Bottom-up approaches to microLEDs emitting red, green and blue light based on GaN nanowires and relaxed InGaN platelets

Abstract

Miniaturization of light-emitting diodes (LEDs) with sizes down to a few micrometers has become a hot topic in both academia and industry due to their attractive applications on self-emissive displays for high-definition televisions, augmented/mixed realities and head-up displays, and also on optogenetics, high-speed light communication, etc. The conventional top-down technology uses dry etching to define the LED size, leading to damage to the LED side walls. Since sizes of microLEDs approach the carrier diffusion length, the damaged side walls play an important role, reducing microLED performance significantly from that of large area LEDs.

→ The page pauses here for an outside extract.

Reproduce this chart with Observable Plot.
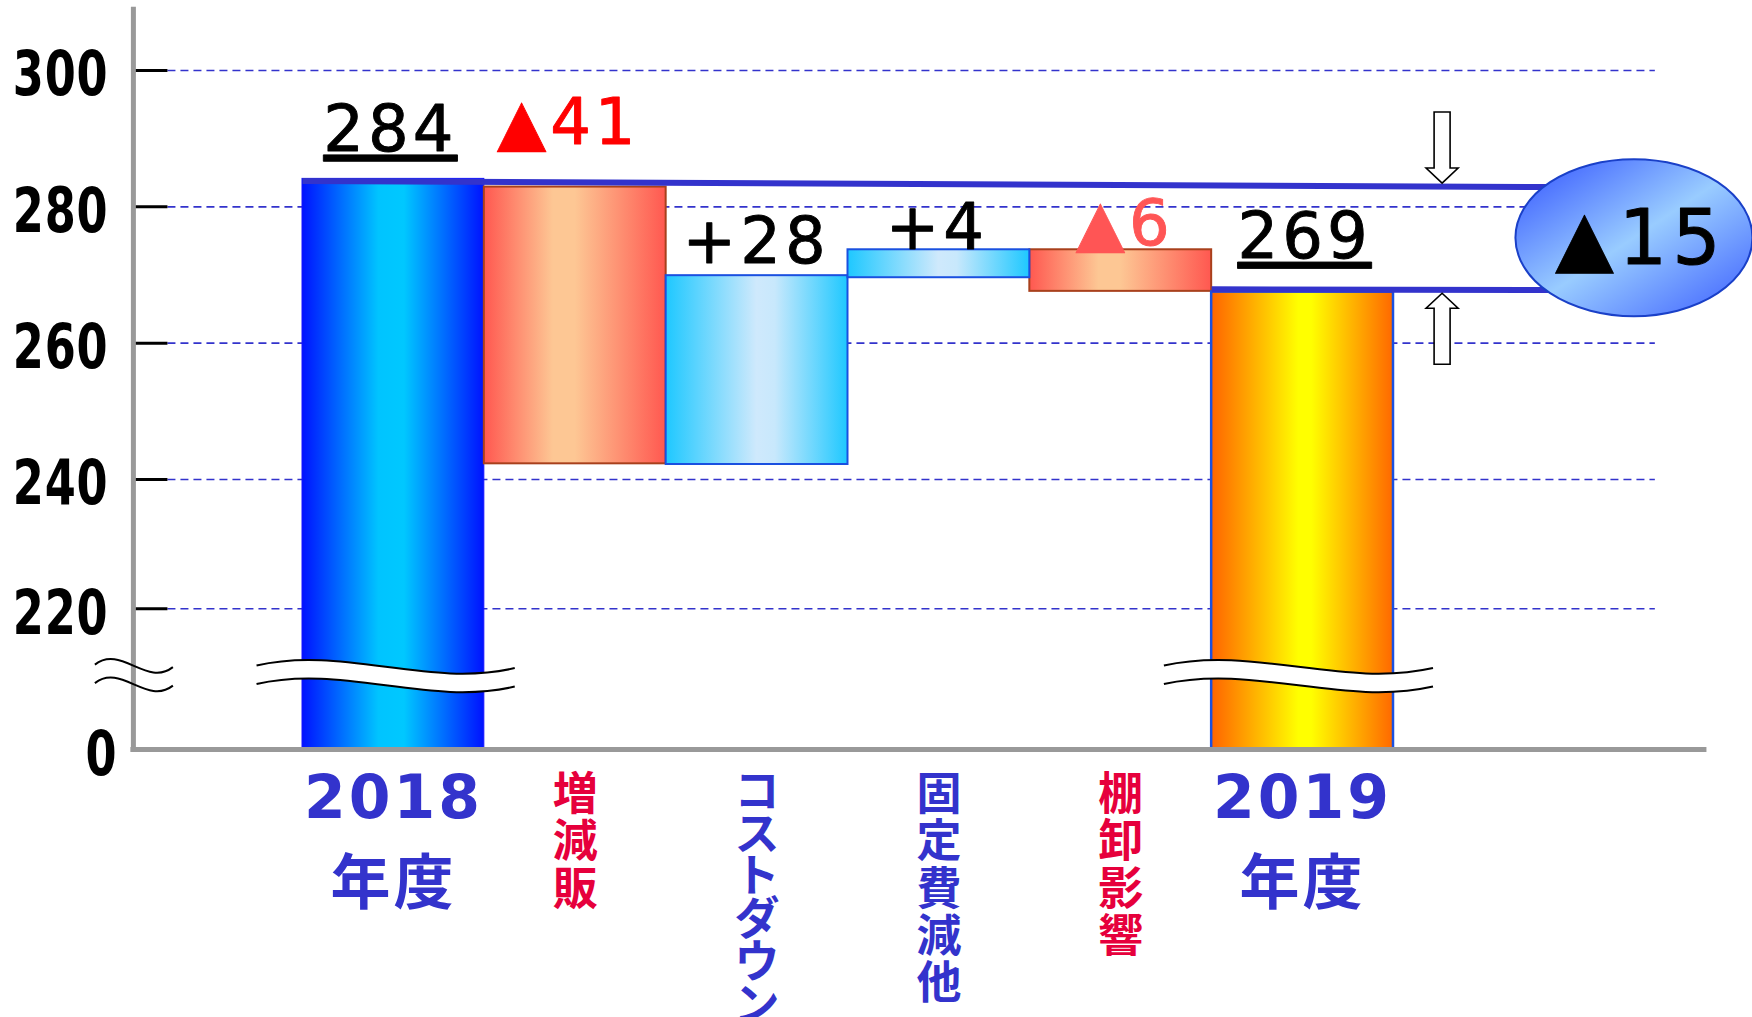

In this paper, we review our efforts on realization of microLEDs by direct bottom-up growth, based on selective area metal–organic vapor phase epitaxy. The individual LEDs based on either GaN nanowires or InGaN platelets are smaller than 1 μm in our approach. Such nano-LEDs can be used as building blocks in arrays to assemble microLEDs with different sizes, avoiding the side wall damage by dry etching encountered for the top-down approach. The technology of InGaN platelets is especially interesting since InGaN quantum wells emitting red, green and blue light can be grown on such platelets with a low-level of strain by changing the indium content in the InGaN platelets. This technology is therefore very attractive for highly efficient microLEDs of three primary colors for displays.